# What the task requires
Do not carry the pictures over; copy every other part of the entries exactly.

# Data for processing
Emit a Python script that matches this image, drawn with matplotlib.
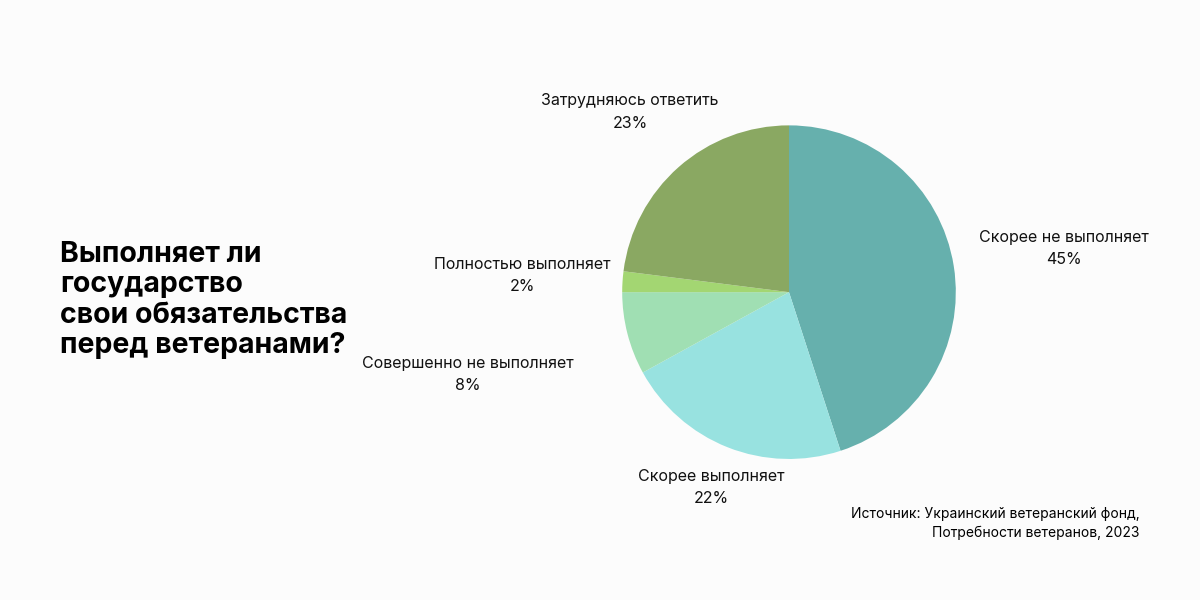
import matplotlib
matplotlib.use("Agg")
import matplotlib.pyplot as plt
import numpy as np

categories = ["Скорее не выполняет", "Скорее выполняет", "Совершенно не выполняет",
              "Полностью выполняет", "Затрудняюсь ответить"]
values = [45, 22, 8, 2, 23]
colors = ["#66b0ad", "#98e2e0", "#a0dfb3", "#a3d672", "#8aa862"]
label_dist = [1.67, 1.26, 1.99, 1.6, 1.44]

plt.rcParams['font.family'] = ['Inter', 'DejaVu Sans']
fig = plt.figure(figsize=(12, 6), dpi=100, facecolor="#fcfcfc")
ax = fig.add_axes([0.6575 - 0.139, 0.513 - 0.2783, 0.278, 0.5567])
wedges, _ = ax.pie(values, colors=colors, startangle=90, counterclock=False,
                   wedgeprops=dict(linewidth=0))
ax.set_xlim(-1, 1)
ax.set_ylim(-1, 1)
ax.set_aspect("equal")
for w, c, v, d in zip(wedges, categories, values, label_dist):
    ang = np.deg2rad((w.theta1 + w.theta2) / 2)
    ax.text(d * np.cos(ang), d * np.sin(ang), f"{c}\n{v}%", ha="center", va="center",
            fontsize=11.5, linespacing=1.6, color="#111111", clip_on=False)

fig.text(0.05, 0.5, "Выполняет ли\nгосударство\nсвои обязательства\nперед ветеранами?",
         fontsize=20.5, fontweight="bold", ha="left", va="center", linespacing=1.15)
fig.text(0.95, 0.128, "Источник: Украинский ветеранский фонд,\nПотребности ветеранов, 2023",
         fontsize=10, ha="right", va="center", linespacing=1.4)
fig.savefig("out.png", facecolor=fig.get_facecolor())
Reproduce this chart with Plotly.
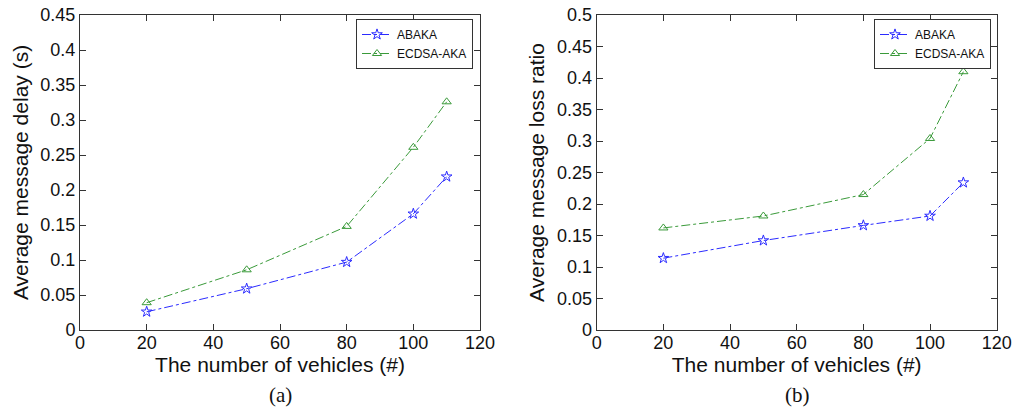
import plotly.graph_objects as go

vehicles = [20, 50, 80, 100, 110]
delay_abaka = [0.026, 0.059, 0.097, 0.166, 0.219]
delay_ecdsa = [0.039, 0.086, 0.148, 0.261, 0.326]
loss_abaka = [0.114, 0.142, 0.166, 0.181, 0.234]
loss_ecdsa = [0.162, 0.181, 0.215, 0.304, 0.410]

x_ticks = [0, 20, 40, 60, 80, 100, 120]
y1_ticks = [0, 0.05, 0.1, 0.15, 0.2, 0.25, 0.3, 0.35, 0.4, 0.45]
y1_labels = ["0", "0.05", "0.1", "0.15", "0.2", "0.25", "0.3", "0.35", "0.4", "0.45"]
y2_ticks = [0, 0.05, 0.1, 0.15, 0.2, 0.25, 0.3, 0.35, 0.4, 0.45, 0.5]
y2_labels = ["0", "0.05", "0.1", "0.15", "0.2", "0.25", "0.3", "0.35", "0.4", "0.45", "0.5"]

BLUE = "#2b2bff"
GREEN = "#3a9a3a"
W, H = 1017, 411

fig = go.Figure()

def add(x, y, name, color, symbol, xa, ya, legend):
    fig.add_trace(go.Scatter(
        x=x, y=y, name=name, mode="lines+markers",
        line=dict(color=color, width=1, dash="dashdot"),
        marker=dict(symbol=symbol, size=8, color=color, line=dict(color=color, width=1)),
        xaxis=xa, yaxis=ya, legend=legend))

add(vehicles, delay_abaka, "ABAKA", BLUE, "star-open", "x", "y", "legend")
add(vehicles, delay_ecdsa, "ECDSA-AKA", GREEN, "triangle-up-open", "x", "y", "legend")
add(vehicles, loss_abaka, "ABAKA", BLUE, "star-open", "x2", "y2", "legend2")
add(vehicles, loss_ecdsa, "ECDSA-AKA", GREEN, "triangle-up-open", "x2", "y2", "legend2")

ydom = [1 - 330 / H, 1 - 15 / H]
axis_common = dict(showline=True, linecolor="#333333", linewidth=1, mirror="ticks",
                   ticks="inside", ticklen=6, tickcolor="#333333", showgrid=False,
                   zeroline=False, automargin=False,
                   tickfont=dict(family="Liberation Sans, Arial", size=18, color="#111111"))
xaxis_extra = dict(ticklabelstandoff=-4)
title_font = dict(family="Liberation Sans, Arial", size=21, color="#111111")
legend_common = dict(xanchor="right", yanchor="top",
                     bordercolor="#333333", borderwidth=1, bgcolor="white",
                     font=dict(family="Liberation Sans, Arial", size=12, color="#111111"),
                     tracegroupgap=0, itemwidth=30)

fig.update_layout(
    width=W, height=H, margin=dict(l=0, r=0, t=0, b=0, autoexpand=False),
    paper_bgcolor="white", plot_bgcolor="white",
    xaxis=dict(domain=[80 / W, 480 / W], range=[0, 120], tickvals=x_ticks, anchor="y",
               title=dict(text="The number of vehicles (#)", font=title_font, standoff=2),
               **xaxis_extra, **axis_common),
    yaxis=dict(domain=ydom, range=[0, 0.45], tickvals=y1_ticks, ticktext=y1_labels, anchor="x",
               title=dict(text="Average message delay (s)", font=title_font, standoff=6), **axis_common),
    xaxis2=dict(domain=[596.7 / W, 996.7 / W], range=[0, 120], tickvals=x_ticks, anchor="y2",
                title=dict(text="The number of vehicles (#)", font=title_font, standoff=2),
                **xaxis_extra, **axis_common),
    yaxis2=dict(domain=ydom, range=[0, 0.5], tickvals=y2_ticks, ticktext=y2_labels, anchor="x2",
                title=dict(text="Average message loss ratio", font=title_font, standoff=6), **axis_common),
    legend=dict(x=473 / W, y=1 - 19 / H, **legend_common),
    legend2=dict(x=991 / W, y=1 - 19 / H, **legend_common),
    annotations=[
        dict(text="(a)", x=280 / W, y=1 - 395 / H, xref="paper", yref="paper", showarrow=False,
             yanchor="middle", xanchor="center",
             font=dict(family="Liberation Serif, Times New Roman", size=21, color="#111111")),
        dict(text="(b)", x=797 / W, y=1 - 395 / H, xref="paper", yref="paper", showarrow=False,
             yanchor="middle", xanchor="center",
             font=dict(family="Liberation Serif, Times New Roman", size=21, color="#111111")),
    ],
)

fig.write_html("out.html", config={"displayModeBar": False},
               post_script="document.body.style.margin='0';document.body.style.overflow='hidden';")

# The output
Emit a Python script that matches this image, drawn with matplotlib.
import matplotlib
matplotlib.use("Agg")
import matplotlib.pyplot as plt
import numpy as np

categories = ["Скорее не выполняет", "Скорее выполняет", "Совершенно не выполняет",
              "Полностью выполняет", "Затрудняюсь ответить"]
values = [45, 22, 8, 2, 23]
colors = ["#66b0ad", "#98e2e0", "#a0dfb3", "#a3d672", "#8aa862"]
label_dist = [1.67, 1.26, 1.99, 1.6, 1.44]

plt.rcParams['font.family'] = ['Inter', 'DejaVu Sans']
fig = plt.figure(figsize=(12, 6), dpi=100, facecolor="#fcfcfc")
ax = fig.add_axes([0.6575 - 0.139, 0.513 - 0.2783, 0.278, 0.5567])
wedges, _ = ax.pie(values, colors=colors, startangle=90, counterclock=False,
                   wedgeprops=dict(linewidth=0))
ax.set_xlim(-1, 1)
ax.set_ylim(-1, 1)
ax.set_aspect("equal")
for w, c, v, d in zip(wedges, categories, values, label_dist):
    ang = np.deg2rad((w.theta1 + w.theta2) / 2)
    ax.text(d * np.cos(ang), d * np.sin(ang), f"{c}\n{v}%", ha="center", va="center",
            fontsize=11.5, linespacing=1.6, color="#111111", clip_on=False)

fig.text(0.05, 0.5, "Выполняет ли\nгосударство\nсвои обязательства\nперед ветеранами?",
         fontsize=20.5, fontweight="bold", ha="left", va="center", linespacing=1.15)
fig.text(0.95, 0.128, "Источник: Украинский ветеранский фонд,\nПотребности ветеранов, 2023",
         fontsize=10, ha="right", va="center", linespacing=1.4)
fig.savefig("out.png", facecolor=fig.get_facecolor())
Reproduce this chart with Plotly.
import plotly.graph_objects as go

vehicles = [20, 50, 80, 100, 110]
delay_abaka = [0.026, 0.059, 0.097, 0.166, 0.219]
delay_ecdsa = [0.039, 0.086, 0.148, 0.261, 0.326]
loss_abaka = [0.114, 0.142, 0.166, 0.181, 0.234]
loss_ecdsa = [0.162, 0.181, 0.215, 0.304, 0.410]

x_ticks = [0, 20, 40, 60, 80, 100, 120]
y1_ticks = [0, 0.05, 0.1, 0.15, 0.2, 0.25, 0.3, 0.35, 0.4, 0.45]
y1_labels = ["0", "0.05", "0.1", "0.15", "0.2", "0.25", "0.3", "0.35", "0.4", "0.45"]
y2_ticks = [0, 0.05, 0.1, 0.15, 0.2, 0.25, 0.3, 0.35, 0.4, 0.45, 0.5]
y2_labels = ["0", "0.05", "0.1", "0.15", "0.2", "0.25", "0.3", "0.35", "0.4", "0.45", "0.5"]

BLUE = "#2b2bff"
GREEN = "#3a9a3a"
W, H = 1017, 411

fig = go.Figure()

def add(x, y, name, color, symbol, xa, ya, legend):
    fig.add_trace(go.Scatter(
        x=x, y=y, name=name, mode="lines+markers",
        line=dict(color=color, width=1, dash="dashdot"),
        marker=dict(symbol=symbol, size=8, color=color, line=dict(color=color, width=1)),
        xaxis=xa, yaxis=ya, legend=legend))

add(vehicles, delay_abaka, "ABAKA", BLUE, "star-open", "x", "y", "legend")
add(vehicles, delay_ecdsa, "ECDSA-AKA", GREEN, "triangle-up-open", "x", "y", "legend")
add(vehicles, loss_abaka, "ABAKA", BLUE, "star-open", "x2", "y2", "legend2")
add(vehicles, loss_ecdsa, "ECDSA-AKA", GREEN, "triangle-up-open", "x2", "y2", "legend2")

ydom = [1 - 330 / H, 1 - 15 / H]
axis_common = dict(showline=True, linecolor="#333333", linewidth=1, mirror="ticks",
                   ticks="inside", ticklen=6, tickcolor="#333333", showgrid=False,
                   zeroline=False, automargin=False,
                   tickfont=dict(family="Liberation Sans, Arial", size=18, color="#111111"))
xaxis_extra = dict(ticklabelstandoff=-4)
title_font = dict(family="Liberation Sans, Arial", size=21, color="#111111")
legend_common = dict(xanchor="right", yanchor="top",
                     bordercolor="#333333", borderwidth=1, bgcolor="white",
                     font=dict(family="Liberation Sans, Arial", size=12, color="#111111"),
                     tracegroupgap=0, itemwidth=30)

fig.update_layout(
    width=W, height=H, margin=dict(l=0, r=0, t=0, b=0, autoexpand=False),
    paper_bgcolor="white", plot_bgcolor="white",
    xaxis=dict(domain=[80 / W, 480 / W], range=[0, 120], tickvals=x_ticks, anchor="y",
               title=dict(text="The number of vehicles (#)", font=title_font, standoff=2),
               **xaxis_extra, **axis_common),
    yaxis=dict(domain=ydom, range=[0, 0.45], tickvals=y1_ticks, ticktext=y1_labels, anchor="x",
               title=dict(text="Average message delay (s)", font=title_font, standoff=6), **axis_common),
    xaxis2=dict(domain=[596.7 / W, 996.7 / W], range=[0, 120], tickvals=x_ticks, anchor="y2",
                title=dict(text="The number of vehicles (#)", font=title_font, standoff=2),
                **xaxis_extra, **axis_common),
    yaxis2=dict(domain=ydom, range=[0, 0.5], tickvals=y2_ticks, ticktext=y2_labels, anchor="x2",
                title=dict(text="Average message loss ratio", font=title_font, standoff=6), **axis_common),
    legend=dict(x=473 / W, y=1 - 19 / H, **legend_common),
    legend2=dict(x=991 / W, y=1 - 19 / H, **legend_common),
    annotations=[
        dict(text="(a)", x=280 / W, y=1 - 395 / H, xref="paper", yref="paper", showarrow=False,
             yanchor="middle", xanchor="center",
             font=dict(family="Liberation Serif, Times New Roman", size=21, color="#111111")),
        dict(text="(b)", x=797 / W, y=1 - 395 / H, xref="paper", yref="paper", showarrow=False,
             yanchor="middle", xanchor="center",
             font=dict(family="Liberation Serif, Times New Roman", size=21, color="#111111")),
    ],
)

fig.write_html("out.html", config={"displayModeBar": False},
               post_script="document.body.style.margin='0';document.body.style.overflow='hidden';")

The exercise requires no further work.